Your Home Loan Deposit

Your home loan deposit is your contribution towards owning your new home.

The size of your first home deposit will determine how much you can be able to borrow to buy your first property.

It's never too soon to seek advice and start planning your first home purchase.

How much do I need to save?

This will usually depend on the purchase price of the property that you want to buy.

You can buy a first home with as little as a 5% deposit, plus the costs of buying a home, but this will mean that you pay Lenders Mortgage Insurance.

To avoid the extra cost of Lenders Mortgage Insurance (LMI) you'll need to either save 20% of your property purchase price for your first home deposit, or take out a home loan with a family guarantor.

If you're ready to get started, the first step you should take is to plan how much you're going to borrow, and set your savings target.

To get an idea of how much you can borrow based on your current income, you can start by using this borrowing calculator.

With an idea of how much you'll spend for your first home purchase, you can set your savings goal and use the savings target calculator to work out how long it's going to take to reach your goal.

What counts towards your Home Loan Deposit?

Home Loan lenders look for evidence of ‘genuine savings’ as a guide to how much you will be able to afford in your regular mortgage repayments.

Genuine savings is considered to be the money that you put aside regularly for at least 3 months, usually into a designated savings account.

Most lenders will require you to have at least 5% of the value of your new home saved for a deposit.

What counts as Genuine Savings?

1. Proof of consistently paid rent

Some lenders will accept your rental history as proof of genuine savings, subject to certain conditions: You must be renting when you apply for the home loan, with your lease through a registered property manager or real estate agent, and you have a minimum of 12 months rental at a single property.

You’ll need other proof of savings as well as a stable rental history, such as a savings account or gift of money held for 3 months.

2. Gifts of money

Your family or parents can help you get your home deposit together sooner with a gift of money.

If you do have some money given to you for your house deposit, you’ll need a statutory declaration that states that the money is a gift from an immediate family member and that it does not need to be repaid.

You’ll need to hold the money in a savings account for 3 months for it to become genuine savings.

3. Investments, shares or equity in other property.

Genuine savings can also include money in the form of:

  • Term deposits held for 3 months
  • Shares held for at least 3 months
  • An inheritance or gift held for 3 months
  • Equity in an existing property.

Why save a large first home deposit?

With a larger your first home deposit, you'll have a smaller home loan.

If can save up 20% of the value of the property, you won’t have Lenders Mortgage Insurance (LMI) added to your home loan.

LMI is an insurance premium the banks use to allow people to buy with a small deposit, that protects them from the risk that the mortgage might not be repaid.

It essentially covers you where you would otherwise need a large home deposit, allowing you to purchase sooner and then build equity in your home.

Are there any other first home purchase options?

There are plenty of options for buying your first home without a full 20% home deposit.

Lenders are recognising that it's getting harder to get into the first home ownership market, and this means there are now more alternatives available.

The best way to find out your options is to get advice from a mortgage broker, as the exact loan products that are available can vary from state to state.

For example, with a Graduate Loan in South Australia, you can get a mortgage with:

  • Certificate III/IV, diploma or degree from a Registered Training Organisation
  • Evidence of 3 months continuous employment with one employer
  • Have savings of $3 000 held for at least three months, or 12 months rental history.

With these loans, you can start with a deposit of as little as 3%, as well as the home buying costs.
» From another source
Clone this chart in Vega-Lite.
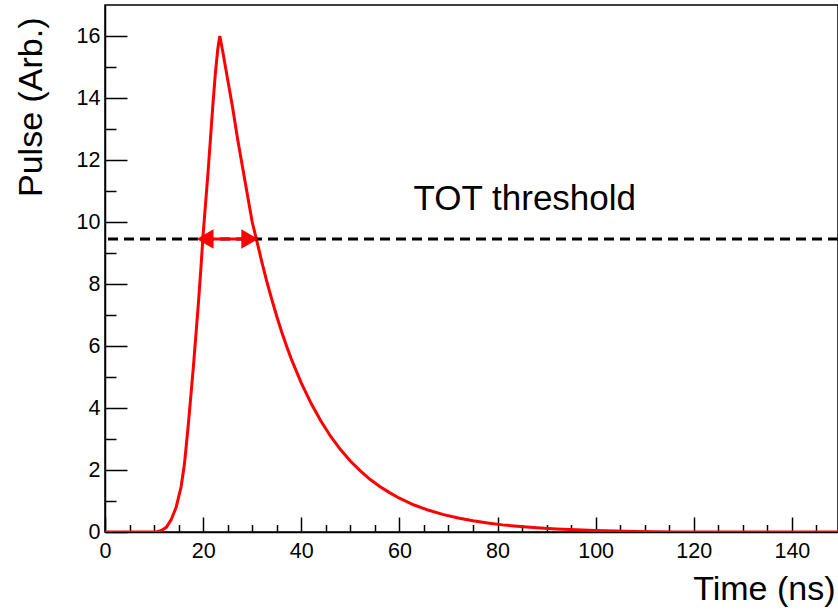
{
  "$schema": "https://vega.github.io/schema/vega-lite/v6.json",
  "autosize": {"type": "none"},
  "width": 733,
  "height": 527,
  "padding": {"left": 105, "top": 5, "right": 0, "bottom": 79},
  "background": "white",
  "config": {
    "view": {"stroke": "#000", "strokeWidth": 1.5},
    "font": "Liberation Sans",
    "axis": {
      "domainColor": "#000",
      "domainWidth": 1.5,
      "tickColor": "#000",
      "tickWidth": 1.5,
      "labelColor": "#000",
      "titleColor": "#000",
      "labelFont": "Liberation Sans",
      "titleFont": "Liberation Sans",
      "labelFontSize": 21.5,
      "titleFontSize": 34,
      "titleFontWeight": "normal",
      "labelFlush": false,
      "grid": false
    }
  },
  "encoding": {
    "x": {
      "field": "t",
      "type": "quantitative",
      "scale": {"domain": [0, 149.4], "nice": false, "zero": false},
      "axis": {
        "title": "Time (ns)",
        "format": "d",
        "values": [0,5,10,15,20,25,30,35,40,45,50,55,60,65,70,75,80,85,90,95,100,105,110,115,120,125,130,135,140,145],
        "tickSize": {"condition": {"test": "datum.value % 20 === 0", "value": -15}, "value": -7.5},
        "labelExpr": "datum.value % 20 === 0 ? datum.label : ''",
        "labelPadding": 23,
        "titleAnchor": "end",
        "titleAlign": "right",
        "titleBaseline": "alphabetic",
        "titleX": 730,
        "titleY": 67
      }
    },
    "y": {
      "field": "v",
      "type": "quantitative",
      "scale": {"domain": [0, 17], "nice": false, "zero": false},
      "axis": {
        "title": "Pulse (Arb.)",
        "format": "d",
        "values": [0,0.5,1,1.5,2,2.5,3,3.5,4,4.5,5,5.5,6,6.5,7,7.5,8,8.5,9,9.5,10,10.5,11,11.5,12,12.5,13,13.5,14,14.5,15,15.5,16,16.5],
        "tickSize": {"condition": {"test": "datum.value % 2 === 0", "value": -22}, "value": -11},
        "labelExpr": "datum.value % 2 === 0 ? datum.label : ''",
        "labelPadding": 27,
        "titleAngle": -90,
        "titleAlign": "right",
        "titleBaseline": "alphabetic",
        "titleX": -64,
        "titleY": 12
      }
    }
  },
  "layer": [
    {
      "data": {"values": [
        {"t": 0, "v": 0}, {"t": 10.5, "v": 0}, {"t": 11.5, "v": 0.05}, {"t": 12.5, "v": 0.15},
        {"t": 13.5, "v": 0.4}, {"t": 14.5, "v": 0.8}, {"t": 15.5, "v": 1.45}, {"t": 16.2, "v": 2.2},
        {"t": 17, "v": 3.5}, {"t": 17.5, "v": 4.4}, {"t": 18, "v": 5.3}, {"t": 18.5, "v": 6.3},
        {"t": 19, "v": 7.3}, {"t": 19.5, "v": 8.4}, {"t": 20, "v": 9.6}, {"t": 20.5, "v": 10.6},
        {"t": 21, "v": 11.6}, {"t": 21.5, "v": 12.7}, {"t": 22, "v": 13.8}, {"t": 22.5, "v": 14.8},
        {"t": 23, "v": 15.6}, {"t": 23.4, "v": 16.0}, {"t": 24, "v": 15.5}, {"t": 25, "v": 14.6},
        {"t": 26, "v": 13.7}, {"t": 27, "v": 12.7}, {"t": 28, "v": 11.8}, {"t": 29, "v": 10.9},
        {"t": 30, "v": 10.0}, {"t": 31, "v": 9.35}, {"t": 32, "v": 8.69}, {"t": 33, "v": 8.07},
        {"t": 34, "v": 7.5}, {"t": 35, "v": 6.96}, {"t": 36, "v": 6.46}, {"t": 37, "v": 6.0},
        {"t": 38, "v": 5.57}, {"t": 40, "v": 4.81}, {"t": 42, "v": 4.15}, {"t": 44, "v": 3.58},
        {"t": 46, "v": 3.08}, {"t": 48, "v": 2.66}, {"t": 50, "v": 2.29}, {"t": 52, "v": 1.98},
        {"t": 54, "v": 1.7}, {"t": 56, "v": 1.47}, {"t": 58, "v": 1.27}, {"t": 60, "v": 1.09},
        {"t": 63, "v": 0.87}, {"t": 66, "v": 0.7}, {"t": 69, "v": 0.56}, {"t": 72, "v": 0.45},
        {"t": 75, "v": 0.36}, {"t": 78, "v": 0.29}, {"t": 81, "v": 0.23}, {"t": 84, "v": 0.185},
        {"t": 88, "v": 0.137}, {"t": 92, "v": 0.1}, {"t": 96, "v": 0.07}, {"t": 100, "v": 0.05},
        {"t": 104, "v": 0.035}, {"t": 108, "v": 0.02}, {"t": 112, "v": 0.01}, {"t": 116, "v": 0},
        {"t": 149.4, "v": 0}
      ]},
      "mark": {"type": "line", "color": "#ff0000", "strokeWidth": 3, "clip": true}
    },
    {
      "data": {"values": [{"v": 9.45}]},
      "mark": {"type": "rule", "color": "#000", "strokeWidth": 3, "strokeDash": [10, 6]},
      "encoding": {"x": null}
    },
    {
      "data": {"values": [{"t": 20.4, "t2": 29.5, "v": 9.45}]},
      "mark": {"type": "rule", "color": "#ff0000", "strokeWidth": 3},
      "encoding": {"x2": {"field": "t2"}}
    },
    {
      "data": {"values": [{"t": 20.4, "v": 9.45}]},
      "mark": {"type": "point", "shape": "triangle-left", "filled": true, "color": "#ff0000", "opacity": 1, "size": 380}
    },
    {
      "data": {"values": [{"t": 29.5, "v": 9.45}]},
      "mark": {"type": "point", "shape": "triangle-right", "filled": true, "color": "#ff0000", "opacity": 1, "size": 380}
    },
    {
      "data": {"values": [{"t": 62.9, "v": 10.4, "label": "TOT threshold"}]},
      "mark": {"type": "text", "align": "left", "baseline": "alphabetic", "fontSize": 35, "font": "Liberation Sans", "color": "#000"},
      "encoding": {"text": {"field": "label"}}
    }
  ]
}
Plus with these home loans, you won't pay LMI.

So you can see that even if you think buying a home is out of reach right now, a mortgage broker might be able to offer you options you weren't aware about.

It's never too soon to speak to a mortgage broker to start planning your future.

An obligation free consultation with a mortgage broker will leave you with a clear idea of the best path for you to take to purchasing your first home. .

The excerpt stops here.